## What the task requires
Every line with the word "page" in it should be extracted from the data that follows.

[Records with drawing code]
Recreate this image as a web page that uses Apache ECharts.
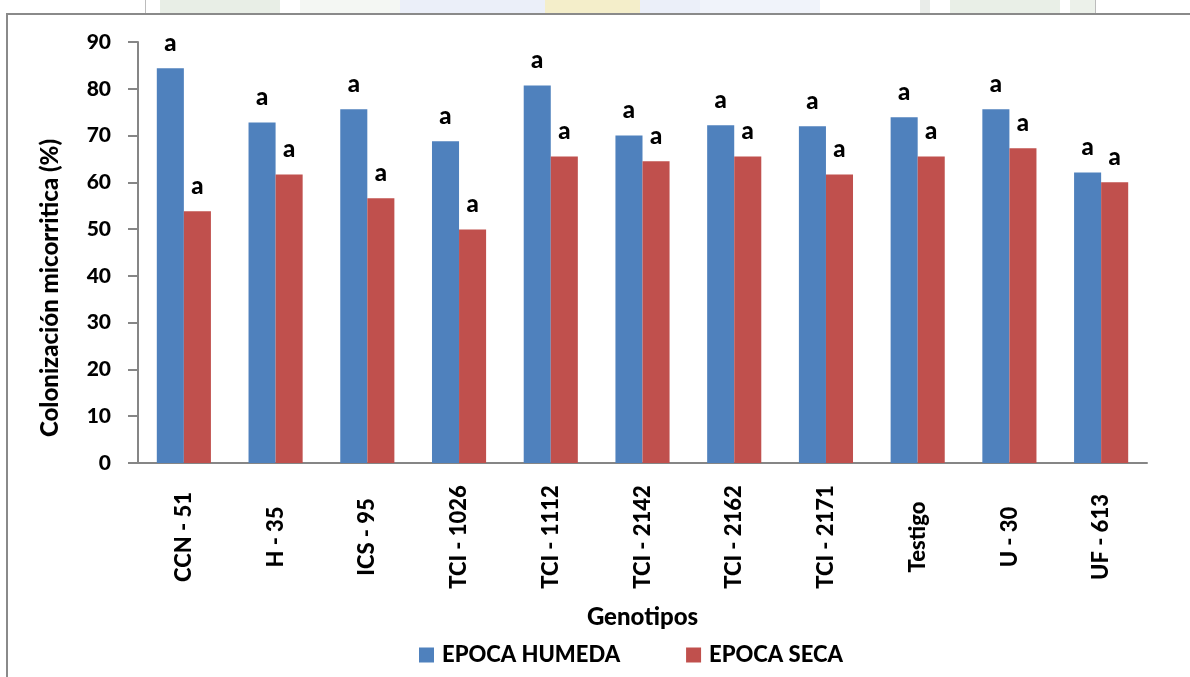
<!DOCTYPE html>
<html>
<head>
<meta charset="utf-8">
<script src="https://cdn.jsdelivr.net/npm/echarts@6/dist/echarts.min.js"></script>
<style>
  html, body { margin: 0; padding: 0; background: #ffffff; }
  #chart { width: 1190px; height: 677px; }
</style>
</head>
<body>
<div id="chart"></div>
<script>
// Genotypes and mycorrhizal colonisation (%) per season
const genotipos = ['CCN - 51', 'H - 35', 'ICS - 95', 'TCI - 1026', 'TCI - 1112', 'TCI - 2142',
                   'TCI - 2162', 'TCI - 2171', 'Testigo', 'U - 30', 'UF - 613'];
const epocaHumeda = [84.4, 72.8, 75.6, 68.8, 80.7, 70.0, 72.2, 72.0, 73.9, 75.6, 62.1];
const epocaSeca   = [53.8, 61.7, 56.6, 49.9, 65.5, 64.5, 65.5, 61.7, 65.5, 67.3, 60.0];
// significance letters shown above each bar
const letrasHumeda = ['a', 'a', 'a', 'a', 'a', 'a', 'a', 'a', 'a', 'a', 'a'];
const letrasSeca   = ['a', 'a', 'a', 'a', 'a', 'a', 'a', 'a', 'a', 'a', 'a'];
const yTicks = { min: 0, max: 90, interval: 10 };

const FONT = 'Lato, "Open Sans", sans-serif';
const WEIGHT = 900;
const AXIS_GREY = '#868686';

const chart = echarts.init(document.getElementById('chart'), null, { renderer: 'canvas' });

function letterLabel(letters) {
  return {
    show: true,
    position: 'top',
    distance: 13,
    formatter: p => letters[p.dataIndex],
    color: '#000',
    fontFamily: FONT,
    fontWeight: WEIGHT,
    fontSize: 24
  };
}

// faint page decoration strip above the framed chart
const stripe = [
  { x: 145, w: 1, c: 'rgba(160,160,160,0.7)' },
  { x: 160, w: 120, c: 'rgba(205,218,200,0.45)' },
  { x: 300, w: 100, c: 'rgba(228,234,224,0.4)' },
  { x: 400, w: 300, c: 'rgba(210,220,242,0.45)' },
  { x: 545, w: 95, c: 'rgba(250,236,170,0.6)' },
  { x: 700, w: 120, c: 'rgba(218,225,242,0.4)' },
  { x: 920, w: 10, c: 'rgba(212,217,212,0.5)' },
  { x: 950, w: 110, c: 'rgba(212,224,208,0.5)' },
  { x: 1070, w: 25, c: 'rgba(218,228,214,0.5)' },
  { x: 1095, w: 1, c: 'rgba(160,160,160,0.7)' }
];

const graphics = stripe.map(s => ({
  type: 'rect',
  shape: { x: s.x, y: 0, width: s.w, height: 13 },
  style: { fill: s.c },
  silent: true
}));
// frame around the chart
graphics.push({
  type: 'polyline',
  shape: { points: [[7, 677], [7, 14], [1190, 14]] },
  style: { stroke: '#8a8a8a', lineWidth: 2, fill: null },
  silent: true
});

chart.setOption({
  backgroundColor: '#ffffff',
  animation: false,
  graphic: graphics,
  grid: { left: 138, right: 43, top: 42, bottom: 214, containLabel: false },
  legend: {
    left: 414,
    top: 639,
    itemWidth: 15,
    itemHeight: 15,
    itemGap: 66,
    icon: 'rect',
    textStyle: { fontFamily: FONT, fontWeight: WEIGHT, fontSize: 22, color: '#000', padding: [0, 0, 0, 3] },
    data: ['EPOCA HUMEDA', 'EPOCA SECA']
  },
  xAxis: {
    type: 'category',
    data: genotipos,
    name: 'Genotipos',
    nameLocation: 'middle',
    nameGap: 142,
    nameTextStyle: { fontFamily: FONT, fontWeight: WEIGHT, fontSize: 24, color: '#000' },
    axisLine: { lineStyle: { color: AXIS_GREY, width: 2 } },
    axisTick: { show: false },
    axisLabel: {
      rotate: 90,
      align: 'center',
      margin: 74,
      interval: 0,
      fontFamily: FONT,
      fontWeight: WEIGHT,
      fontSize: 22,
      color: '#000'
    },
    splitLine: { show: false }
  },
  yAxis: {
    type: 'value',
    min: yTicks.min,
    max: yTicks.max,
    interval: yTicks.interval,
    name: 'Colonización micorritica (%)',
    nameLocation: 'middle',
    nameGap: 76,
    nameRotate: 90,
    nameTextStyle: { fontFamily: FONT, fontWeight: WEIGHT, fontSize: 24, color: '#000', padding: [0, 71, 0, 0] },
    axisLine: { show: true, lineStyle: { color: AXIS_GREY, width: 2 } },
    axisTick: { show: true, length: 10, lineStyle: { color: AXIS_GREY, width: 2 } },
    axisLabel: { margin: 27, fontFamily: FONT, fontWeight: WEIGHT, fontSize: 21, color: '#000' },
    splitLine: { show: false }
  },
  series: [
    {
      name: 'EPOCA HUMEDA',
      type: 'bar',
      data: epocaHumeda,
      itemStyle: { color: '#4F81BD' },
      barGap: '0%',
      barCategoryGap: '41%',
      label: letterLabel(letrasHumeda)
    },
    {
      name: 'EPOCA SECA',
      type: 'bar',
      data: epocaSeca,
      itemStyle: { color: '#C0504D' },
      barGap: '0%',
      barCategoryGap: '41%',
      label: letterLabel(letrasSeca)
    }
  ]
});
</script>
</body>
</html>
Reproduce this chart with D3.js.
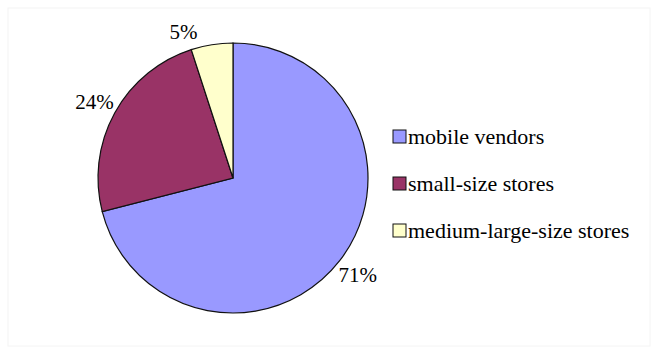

## Task response
Recreate this image as a web page that uses Apache ECharts.
// faint page decoration strip above the framed chart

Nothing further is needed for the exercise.